Comme l’est le concept Gaïa développé par James Lovelock et la regrettée Lynn Margulis, qui est aux origines du nouveau paradigme interdisciplinaire et holistique du “Global Change” et de la “Earth System Science”, le concept de l’Anthropocène représente, j’en suis tout aussi convaincu, une nouvelle big idea, dont la fortune va marquer les turbulences géopolitiques du XXIe siècle. Le fait que l’Anthropocène a déjà fait la une du prestigieux magazine The Economist (le 28 mai 2011) est un signe des temps. Hélas, les ouvrages savants et la littérature scientifique spécialisée ne sont guère accessibles au grand public, de sorte que l’espace publique, et donc politique, est envahi par la désinformation des charlatans et des imposteurs, comme on le voit avec le déni des climato-sceptiques.

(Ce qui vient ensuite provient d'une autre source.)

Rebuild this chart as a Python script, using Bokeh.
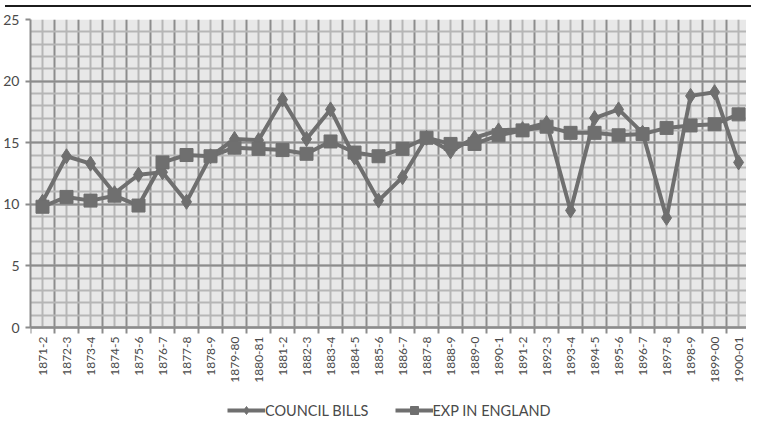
import math
from bokeh.plotting import figure
from bokeh.models import (FixedTicker, Range1d, Legend, LegendItem, Div, ColumnDataSource,
                          BoxAnnotation)
from bokeh.layouts import column
from bokeh.embed import file_html
from bokeh.resources import INLINE

years = ["1871-2", "1872-3", "1873-4", "1874-5", "1875-6", "1876-7", "1877-8", "1878-9",
         "1879-80", "1880-81", "1881-2", "1882-3", "1883-4", "1884-5", "1885-6", "1886-7",
         "1887-8", "1888-9", "1889-0", "1890-1", "1891-2", "1892-3", "1893-4", "1894-5",
         "1895-6", "1896-7", "1897-8", "1898-9", "1899-00", "1900-01"]
council_bills = [10.2, 13.9, 13.3, 10.9, 12.4, 12.6, 10.2, 13.9, 15.3, 15.2,
                 18.5, 15.3, 17.7, 13.8, 10.3, 12.2, 15.4, 14.3, 15.4, 16.0,
                 16.1, 16.6, 9.5, 17.0, 17.7, 15.8, 8.9, 18.8, 19.1, 13.4]
exp_in_england = [9.8, 10.6, 10.3, 10.7, 9.9, 13.4, 14.0, 13.9, 14.6, 14.5,
                  14.4, 14.1, 15.1, 14.2, 13.9, 14.5, 15.4, 14.9, 14.9, 15.6,
                  16.0, 16.3, 15.8, 15.8, 15.6, 15.7, 16.2, 16.4, 16.5, 17.3]
y_major = [0, 5, 10, 15, 20, 25]
Y_MIN, Y_MAX = 0, 25

xs = list(range(len(years)))
src = ColumnDataSource(dict(x=xs, cb=council_bills, exp=exp_in_england))

LINE = "#6f6f6f"
MAJOR = "#8c8c8c"
MINOR = "#b6b6b6"
TXT = "#4a4a4a"

FRAME_H = 401          # plot area + room below it for tick labels and legend
PLOT_H = 308           # pixels used by the 0..25 value span
extra = (FRAME_H - PLOT_H) * (Y_MAX - Y_MIN) / PLOT_H

p = figure(output_backend="svg", toolbar_location=None,
           frame_width=716, frame_height=FRAME_H,
           x_range=Range1d(-0.5, 29.33), y_range=Range1d(Y_MIN - extra, Y_MAX),
           min_border_left=30, min_border_right=0, min_border_top=7, min_border_bottom=0,
           background_fill_color="white", border_fill_color="white")
p.outline_line_color = None

bg = BoxAnnotation(bottom=Y_MIN, top=Y_MAX, fill_color="#e8e8e8", fill_alpha=1,
                   line_color=None, level="image")
p.add_layout(bg)

centers = xs
bounds = [i - 0.5 for i in range(len(years) + 1)]
p.xaxis.fixed_location = Y_MIN
p.xaxis.ticker = FixedTicker(ticks=centers, minor_ticks=bounds)
p.xaxis.major_label_overrides = {i: lab for i, lab in enumerate(years)}
p.xaxis.major_label_orientation = math.pi / 2
p.xaxis.major_tick_line_color = None
p.xaxis.major_tick_out = 0
p.xaxis.major_tick_in = 0
p.xaxis.minor_tick_out = 6
p.xaxis.minor_tick_in = 0
p.xaxis.minor_tick_line_color = MAJOR
p.xaxis.minor_tick_line_width = 2
p.xaxis.axis_line_color = MAJOR
p.xaxis.axis_line_width = 2
p.xaxis.major_label_text_font = "Lato"
p.xaxis.major_label_text_font_size = "12px"
p.xaxis.major_label_text_color = TXT
p.xaxis.major_label_standoff = 3

p.yaxis.bounds = (Y_MIN, Y_MAX)
p.yaxis.ticker = FixedTicker(ticks=y_major, minor_ticks=list(range(0, 26)))
p.yaxis.minor_tick_line_color = None
p.yaxis.major_tick_out = 5
p.yaxis.major_tick_in = 0
p.yaxis.major_tick_line_color = MAJOR
p.yaxis.major_tick_line_width = 2
p.yaxis.axis_line_color = MAJOR
p.yaxis.axis_line_width = 2
p.yaxis.major_label_text_font = "Lato"
p.yaxis.major_label_text_font_size = "14px"
p.yaxis.major_label_text_color = TXT
p.yaxis.major_label_standoff = 6

p.xgrid.ticker = FixedTicker(ticks=centers, minor_ticks=bounds)
p.xgrid.cross_bounds = (Y_MIN, Y_MAX)
p.xgrid.grid_line_color = MINOR
p.xgrid.grid_line_width = 2
p.xgrid.minor_grid_line_color = MAJOR
p.xgrid.minor_grid_line_width = 2
p.ygrid.ticker = FixedTicker(ticks=y_major, minor_ticks=list(range(0, 26)))
p.ygrid.grid_line_color = MAJOR
p.ygrid.grid_line_width = 2
p.ygrid.minor_grid_line_color = MINOR
p.ygrid.minor_grid_line_width = 2

l1 = p.line("x", "cb", source=src, line_color=LINE, line_width=4)
m1 = p.scatter("x", "cb", source=src, marker="diamond", size=15,
               fill_color=LINE, line_color=LINE)
l2 = p.line("x", "exp", source=src, line_color=LINE, line_width=4)
m2 = p.scatter("x", "exp", source=src, marker="square", size=13,
               fill_color=LINE, line_color=LINE)

legend = Legend(items=[LegendItem(label="COUNCIL BILLS", renderers=[l1, m1]),
                       LegendItem(label="EXP IN ENGLAND", renderers=[l2, m2])],
                orientation="horizontal", location=(197, 0),
                label_text_font="Lato", label_text_font_size="14.5px",
                label_text_color=TXT, glyph_width=38, glyph_height=20,
                spacing=26, padding=0, margin=0, label_standoff=0,
                border_line_color=None, background_fill_alpha=0)
p.add_layout(legend, "center")

rule = Div(text="", width=746, height=2,
           styles={"border-top": "2px solid #1c1c1c", "box-sizing": "border-box"})
layout = column(rule, p, spacing=0)

open("out.html", "w").write(file_html(layout, INLINE))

Cela aussi va peser sur la fortune de la science de l’Anthropocène, surtout si les sciences humaines manquent leur rendez-vous avec la nouvelle Science du Système Terre dont fait partie l’écologie globale, la science de la Biosphère.
Du point de vue de la stratigraphie, de nombreux critères doivent être réunis avant de pouvoir délimiter et calibrer une discontinuité manifeste entre l’Holocène et l’Anthropocène, voire entre tout le Quaternaire et notre dérive anthropogénique de l’effet de serre depuis la révolution thermo-industrielle (à cet égard la courbe de Keeling est une véritable pierre de Rosette). A mon sens, le grand intérêt de ce concept d’Anthropocène, tel qu’il a été lancé en l’an 2000 (de l’ère chrétienne) dans le cadre précisément du bulletin d’information Global Change de l’IGBP (International Geosphere-Biosphere Programme) par l’écologiste américain Eugène Stoermer (1934-2012) et le célèbre Prix Nobel de chimie Paul Crutzen, c’est justement de valider la rupture socio-écologique que j’appelle la révolution thermo-industrielle. Cela implique de repenser ladite Révolution Industrielle de l’Occident et son expansion à l’échelle du globe terraqué, et sortir de la légende de l’invention de la machine à vapeur de James Watt (n’en déplaise à Paul Crutzen).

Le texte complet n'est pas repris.